Task statement:
Reproduce the records below in full and exactly, without their images.
:: Available records ::
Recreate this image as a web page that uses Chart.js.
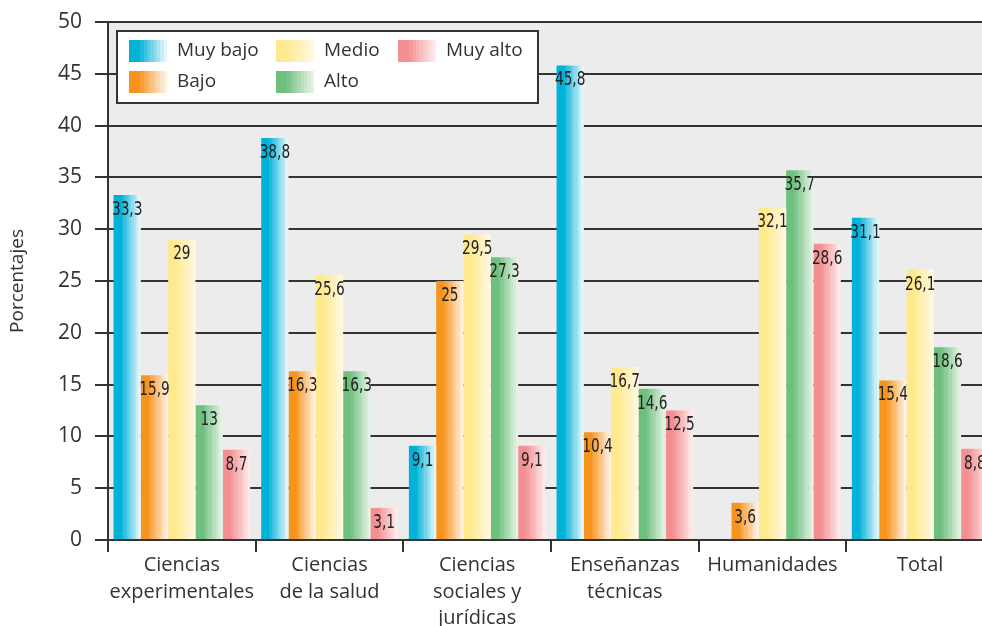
<!DOCTYPE html>
<html>
<head>
<meta charset="utf-8">
<script src="https://cdn.jsdelivr.net/npm/chart.js@4"></script>
<style>
  html, body { margin: 0; padding: 0; background: #fff; overflow: hidden; }
  #wrap { width: 994px; height: 626px; }
</style>
</head>
<body>
<div id="wrap"><canvas id="chart"></canvas></div>
<script>
// Datos del gráfico
const categorias = [
    ["Ciencias", "experimentales"],
    ["Ciencias", "de la salud"],
    ["Ciencias", "sociales y", "jurídicas"],
    ["Enseñanzas", "técnicas"],
    "Humanidades",
    "Total"
]
const nombres = ["Muy bajo", "Bajo", "Medio", "Alto", "Muy alto"]
const muyBajo = [33.3, 38.8, 9.1, 45.8, null, 31.1]
const bajo = [15.9, 16.3, 25, 10.4, 3.6, 15.4]
const medio = [29, 25.6, 29.5, 16.7, 32.1, 26.1]
const alto = [13, 16.3, 27.3, 14.6, 35.7, 18.6]
const muyAlto = [8.7, 3.1, 9.1, 12.5, 28.6, 8.8]
const ticksY = [0, 5, 10, 15, 20, 25, 30, 35, 40, 45, 50]

// colores: [oscuro, claro]
const colores = [
    ["#00b1d8", "#e3f5fb"],
    ["#f7941e", "#fff1e2"],
    ["#ffe98e", "#fff8df"],
    ["#6fbf7e", "#e4f2e4"],
    ["#f38f92", "#feeaea"]
]

const fuente = "'Open Sans', 'Noto Sans', sans-serif"
const texto = "#333333"

function mezcla(c1, c2, t) {
    const a = parseInt(c1.slice(1), 16), b = parseInt(c2.slice(1), 16)
    const r = Math.round(((a >> 16) & 255) * (1 - t) + ((b >> 16) & 255) * t)
    const g = Math.round(((a >> 8) & 255) * (1 - t) + ((b >> 8) & 255) * t)
    const bl = Math.round((a & 255) * (1 - t) + (b & 255) * t)
    return `rgb(${r},${g},${bl})`
}

// degradado a franjas, como en el original
function degradado(ctx, x0, x1, par) {
    const grad = ctx.createLinearGradient(x0, 0, x1, 0)
    const pasos = 8
    const inicio = 0.3
    grad.addColorStop(0, par[0])
    grad.addColorStop(inicio, par[0])
    for (let i = 0; i < pasos; i++) {
        const p0 = inicio + (1 - inicio) * i / pasos
        const p1 = inicio + (1 - inicio) * (i + 1) / pasos
        const col = mezcla(par[0], par[1], (i + 1) / pasos)
        grad.addColorStop(p0, col)
        grad.addColorStop(p1, col)
    }
    return grad
}

const fondoPlugin = {
    id: 'fondo',
    beforeDraw(chart) {
        const { ctx, chartArea } = chart
        ctx.save()
        ctx.fillStyle = "#ececec"
        ctx.fillRect(chartArea.left, chartArea.top, chartArea.right - chartArea.left, chartArea.bottom - chartArea.top)
        ctx.restore()
    }
}

const barrasPlugin = {
    id: 'barras',
    beforeDatasetsDraw(chart) {
        chart.data.datasets.forEach((ds, i) => {
            const meta = chart.getDatasetMeta(i)
            meta.data.forEach((el) => {
                const x0 = el.x - el.width / 2
                const x1 = el.x + el.width / 2
                el.options = Object.assign({}, el.options, {
                    backgroundColor: degradado(chart.ctx, x0, x1, colores[i])
                })
            })
        })
    },
    afterDatasetsDraw(chart) {
        const ctx = chart.ctx
        ctx.save()
        ctx.fillStyle = "#222222"
        ctx.textAlign = "center"
        ctx.textBaseline = "middle"
        ctx.font = "19px 'Liberation Sans Narrow', 'DejaVu Sans Condensed', sans-serif"
        chart.data.datasets.forEach((ds, i) => {
            const meta = chart.getDatasetMeta(i)
            meta.data.forEach((el, j) => {
                const v = ds.data[j]
                if (v === null || v === undefined) return
                const txt = String(v).replace(".", ",")
                ctx.save()
                ctx.translate(el.x, el.y + 15)
                ctx.scale(0.8, 1)
                ctx.fillText(txt, 0, 0)
                ctx.restore()
            })
        })
        ctx.restore()
    }
}

const leyendaPlugin = {
    id: 'leyenda',
    afterDraw(chart) {
        const ctx = chart.ctx
        const caja = { x: 117, y: 31, w: 421, h: 72 }
        ctx.save()
        ctx.fillStyle = "#ffffff"
        ctx.fillRect(caja.x, caja.y, caja.w, caja.h)
        ctx.strokeStyle = "#333333"
        ctx.lineWidth = 2
        ctx.strokeRect(caja.x, caja.y, caja.w, caja.h)
        const colX = [129, 276, 398]
        const filaY = [40, 71]
        ctx.font = "19px " + fuente
        ctx.textBaseline = "middle"
        ctx.textAlign = "left"
        nombres.forEach((nom, i) => {
            const c = Math.floor(i / 2), f = i % 2
            const x = colX[c], y = filaY[f]
            ctx.fillStyle = degradado(ctx, x, x + 38, colores[i])
            ctx.fillRect(x, y, 38, 22)
            ctx.fillStyle = texto
            ctx.fillText(nom, x + 48, y + 11)
        })
        ctx.restore()
    }
}

const datos = [muyBajo, bajo, medio, alto, muyAlto]

new Chart(document.getElementById('chart'), {
    type: 'bar',
    data: {
        labels: categorias,
        datasets: nombres.map((nom, i) => ({
            label: nom,
            data: datos[i],
            backgroundColor: () => colores[i][0],
            borderWidth: 0,
            categoryPercentage: 0.925,
            barPercentage: 1.0
        }))
    },
    options: {
        responsive: true,
        maintainAspectRatio: false,
        animation: false,
        events: [],
        layout: { padding: { top: 22, right: 0, left: 0, bottom: 0 } },
        plugins: {
            legend: { display: false },
            tooltip: { enabled: false }
        },
        scales: {
            x: {
                grid: {
                    drawOnChartArea: false,
                    drawTicks: true,
                    tickLength: 12,
                    color: "#333333",
                    lineWidth: 2,
                    offset: true
                },
                border: { color: "#333333", width: 2 },
                ticks: {
                    color: texto,
                    font: { family: fuente, size: 20, lineHeight: 1.33 },
                    padding: 0,
                    maxRotation: 0,
                    autoSkip: false
                },
                afterFit(scale) { scale.height = 86 }
            },
            y: {
                min: 0,
                max: 50,
                afterBuildTicks(scale) { scale.ticks = ticksY.map(v => ({ value: v })) },
                grid: {
                    color: "#333333",
                    lineWidth: 2,
                    drawTicks: true,
                    tickLength: 13
                },
                border: { color: "#333333", width: 2 },
                ticks: {
                    color: texto,
                    font: { family: fuente, size: 21 },
                    padding: 13
                },
                title: {
                    display: true,
                    text: "Porcentajes",
                    color: texto,
                    font: { family: fuente, size: 19 },
                    padding: { top: 6, bottom: 0 }
                },
                afterFit(scale) {
                    scale.width = 108
                    scale.paddingTop = 0
                    scale.paddingBottom = 0
                }
            }
        }
    },
    plugins: [fondoPlugin, barrasPlugin, leyendaPlugin]
})
</script>
</body>
</html>
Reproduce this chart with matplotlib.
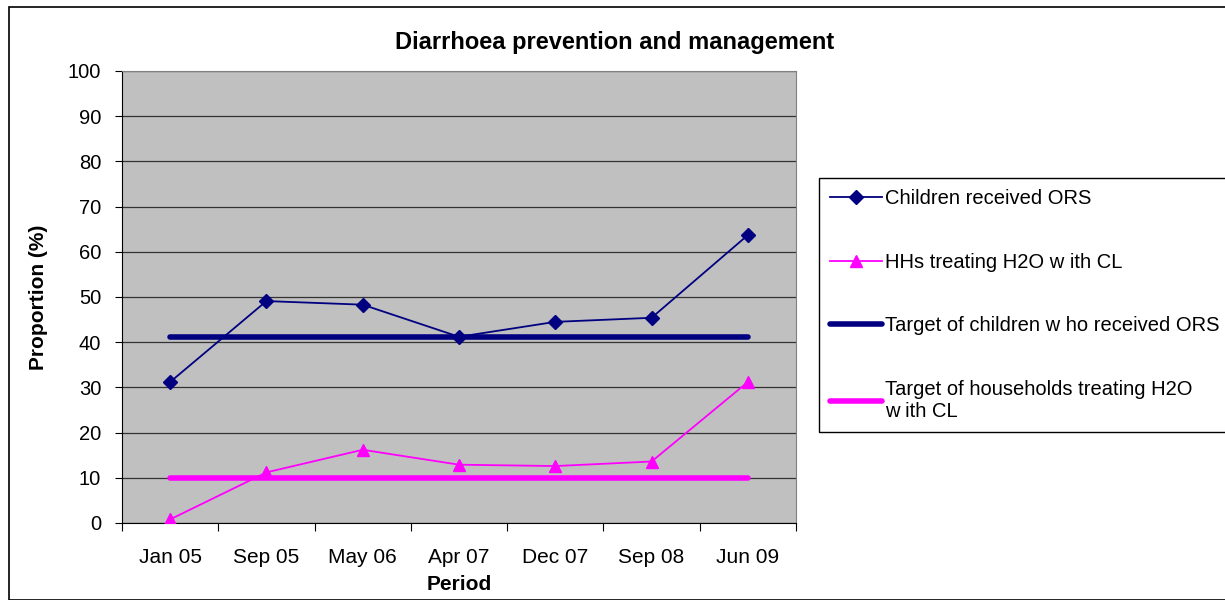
:::
Task solution:
Recreate this image as a web page that uses Chart.js.
<!DOCTYPE html>
<html>
<head>
<meta charset="utf-8">
<script src="https://cdn.jsdelivr.net/npm/chart.js@4"></script>
<style>
  html, body { margin: 0; padding: 0; background: #fff; overflow: hidden; }
  #wrap { width: 994px; height: 626px; }
</style>
</head>
<body>
<div id="wrap"><canvas id="chart"></canvas></div>
<script>
// Datos del gráfico
const categorias = [
    ["Ciencias", "experimentales"],
    ["Ciencias", "de la salud"],
    ["Ciencias", "sociales y", "jurídicas"],
    ["Enseñanzas", "técnicas"],
    "Humanidades",
    "Total"
]
const nombres = ["Muy bajo", "Bajo", "Medio", "Alto", "Muy alto"]
const muyBajo = [33.3, 38.8, 9.1, 45.8, null, 31.1]
const bajo = [15.9, 16.3, 25, 10.4, 3.6, 15.4]
const medio = [29, 25.6, 29.5, 16.7, 32.1, 26.1]
const alto = [13, 16.3, 27.3, 14.6, 35.7, 18.6]
const muyAlto = [8.7, 3.1, 9.1, 12.5, 28.6, 8.8]
const ticksY = [0, 5, 10, 15, 20, 25, 30, 35, 40, 45, 50]

// colores: [oscuro, claro]
const colores = [
    ["#00b1d8", "#e3f5fb"],
    ["#f7941e", "#fff1e2"],
    ["#ffe98e", "#fff8df"],
    ["#6fbf7e", "#e4f2e4"],
    ["#f38f92", "#feeaea"]
]

const fuente = "'Open Sans', 'Noto Sans', sans-serif"
const texto = "#333333"

function mezcla(c1, c2, t) {
    const a = parseInt(c1.slice(1), 16), b = parseInt(c2.slice(1), 16)
    const r = Math.round(((a >> 16) & 255) * (1 - t) + ((b >> 16) & 255) * t)
    const g = Math.round(((a >> 8) & 255) * (1 - t) + ((b >> 8) & 255) * t)
    const bl = Math.round((a & 255) * (1 - t) + (b & 255) * t)
    return `rgb(${r},${g},${bl})`
}

// degradado a franjas, como en el original
function degradado(ctx, x0, x1, par) {
    const grad = ctx.createLinearGradient(x0, 0, x1, 0)
    const pasos = 8
    const inicio = 0.3
    grad.addColorStop(0, par[0])
    grad.addColorStop(inicio, par[0])
    for (let i = 0; i < pasos; i++) {
        const p0 = inicio + (1 - inicio) * i / pasos
        const p1 = inicio + (1 - inicio) * (i + 1) / pasos
        const col = mezcla(par[0], par[1], (i + 1) / pasos)
        grad.addColorStop(p0, col)
        grad.addColorStop(p1, col)
    }
    return grad
}

const fondoPlugin = {
    id: 'fondo',
    beforeDraw(chart) {
        const { ctx, chartArea } = chart
        ctx.save()
        ctx.fillStyle = "#ececec"
        ctx.fillRect(chartArea.left, chartArea.top, chartArea.right - chartArea.left, chartArea.bottom - chartArea.top)
        ctx.restore()
    }
}

const barrasPlugin = {
    id: 'barras',
    beforeDatasetsDraw(chart) {
        chart.data.datasets.forEach((ds, i) => {
            const meta = chart.getDatasetMeta(i)
            meta.data.forEach((el) => {
                const x0 = el.x - el.width / 2
                const x1 = el.x + el.width / 2
                el.options = Object.assign({}, el.options, {
                    backgroundColor: degradado(chart.ctx, x0, x1, colores[i])
                })
            })
        })
    },
    afterDatasetsDraw(chart) {
        const ctx = chart.ctx
        ctx.save()
        ctx.fillStyle = "#222222"
        ctx.textAlign = "center"
        ctx.textBaseline = "middle"
        ctx.font = "19px 'Liberation Sans Narrow', 'DejaVu Sans Condensed', sans-serif"
        chart.data.datasets.forEach((ds, i) => {
            const meta = chart.getDatasetMeta(i)
            meta.data.forEach((el, j) => {
                const v = ds.data[j]
                if (v === null || v === undefined) return
                const txt = String(v).replace(".", ",")
                ctx.save()
                ctx.translate(el.x, el.y + 15)
                ctx.scale(0.8, 1)
                ctx.fillText(txt, 0, 0)
                ctx.restore()
            })
        })
        ctx.restore()
    }
}

const leyendaPlugin = {
    id: 'leyenda',
    afterDraw(chart) {
        const ctx = chart.ctx
        const caja = { x: 117, y: 31, w: 421, h: 72 }
        ctx.save()
        ctx.fillStyle = "#ffffff"
        ctx.fillRect(caja.x, caja.y, caja.w, caja.h)
        ctx.strokeStyle = "#333333"
        ctx.lineWidth = 2
        ctx.strokeRect(caja.x, caja.y, caja.w, caja.h)
        const colX = [129, 276, 398]
        const filaY = [40, 71]
        ctx.font = "19px " + fuente
        ctx.textBaseline = "middle"
        ctx.textAlign = "left"
        nombres.forEach((nom, i) => {
            const c = Math.floor(i / 2), f = i % 2
            const x = colX[c], y = filaY[f]
            ctx.fillStyle = degradado(ctx, x, x + 38, colores[i])
            ctx.fillRect(x, y, 38, 22)
            ctx.fillStyle = texto
            ctx.fillText(nom, x + 48, y + 11)
        })
        ctx.restore()
    }
}

const datos = [muyBajo, bajo, medio, alto, muyAlto]

new Chart(document.getElementById('chart'), {
    type: 'bar',
    data: {
        labels: categorias,
        datasets: nombres.map((nom, i) => ({
            label: nom,
            data: datos[i],
            backgroundColor: () => colores[i][0],
            borderWidth: 0,
            categoryPercentage: 0.925,
            barPercentage: 1.0
        }))
    },
    options: {
        responsive: true,
        maintainAspectRatio: false,
        animation: false,
        events: [],
        layout: { padding: { top: 22, right: 0, left: 0, bottom: 0 } },
        plugins: {
            legend: { display: false },
            tooltip: { enabled: false }
        },
        scales: {
            x: {
                grid: {
                    drawOnChartArea: false,
                    drawTicks: true,
                    tickLength: 12,
                    color: "#333333",
                    lineWidth: 2,
                    offset: true
                },
                border: { color: "#333333", width: 2 },
                ticks: {
                    color: texto,
                    font: { family: fuente, size: 20, lineHeight: 1.33 },
                    padding: 0,
                    maxRotation: 0,
                    autoSkip: false
                },
                afterFit(scale) { scale.height = 86 }
            },
            y: {
                min: 0,
                max: 50,
                afterBuildTicks(scale) { scale.ticks = ticksY.map(v => ({ value: v })) },
                grid: {
                    color: "#333333",
                    lineWidth: 2,
                    drawTicks: true,
                    tickLength: 13
                },
                border: { color: "#333333", width: 2 },
                ticks: {
                    color: texto,
                    font: { family: fuente, size: 21 },
                    padding: 13
                },
                title: {
                    display: true,
                    text: "Porcentajes",
                    color: texto,
                    font: { family: fuente, size: 19 },
                    padding: { top: 6, bottom: 0 }
                },
                afterFit(scale) {
                    scale.width = 108
                    scale.paddingTop = 0
                    scale.paddingBottom = 0
                }
            }
        }
    },
    plugins: [fondoPlugin, barrasPlugin, leyendaPlugin]
})
</script>
</body>
</html>
Reproduce this chart with matplotlib.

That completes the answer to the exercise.